Paradoxalement, au regard de la situation en Crimée, l’Azerbaïdjan doit faire preuve de prudence. La crise ukrainienne a souligné la dépendance énergétique de l’Europe à la Russie et a accéléré la recherche d’alternatives non-russes. L’Azerbaïdjan pourrait être la solution. « La région caspienne, dont l’Azerbaïdjan est le leader, est la seule alternative à la Russie », a déclaré George Friedman, directeur de l’Institut d’analyse de risques Stratfor. L’Europe travaille déjà à étendre les gazoducs d’Azerbaïdjan vers le continent. En décembre, Bakou a signé un contrat de 33 miliards d’euros avec BP, faisant ainsi de la Grande-Bretagne le plus important investisseur étranger du pays.

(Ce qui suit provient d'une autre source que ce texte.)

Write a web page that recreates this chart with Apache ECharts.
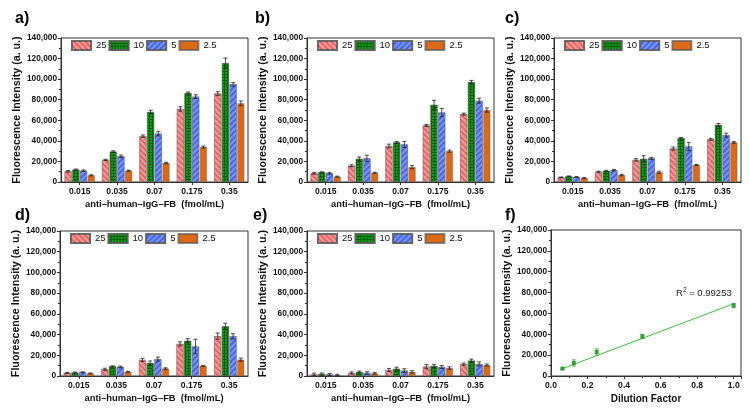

Cette problématique énergétique explique peut-être pourquoi certains États européens ont fermé les yeux sur les récentes atteintes aux droits de l’Homme perpétrées par le régime de Bakou – dont certaines au Haut-Karabakh. Un journaliste et une militante des droits de l’Homme ont récemment été arrêtés sous couvert d’espionnage pour l’Arménie. « En Azerbaïdjan, une des conséquences du conflit au Haut-Karabakh est le développement d’une paranoïa face à de prétendus espions azéris » explique Rachel Denber, experte de la région pour Human Rights Watch. Des incidents ont éclaté lorsque les autorités azéris ont exacerbé le nationalisme de la population afin de lutter contre toute forme de sympathie envers les Arméniens.
Il est probable qu’aucune des deux parties ne souhaite la guerre. Mais l’invasion de la Géorgie par la Russie en 2008 a prouvé que des imprévus pouvaient survenir lorsque des tensions ethniques, des revendications nationalistes et des intérêts russes entraient en jeu.
Dans ce contexte, l’ambassadrice Leach espère que ces nouveaux acteurs deviendront familiers avec la situation du Haut-Karabakh, région oubliée de la scène géopolitique internationale.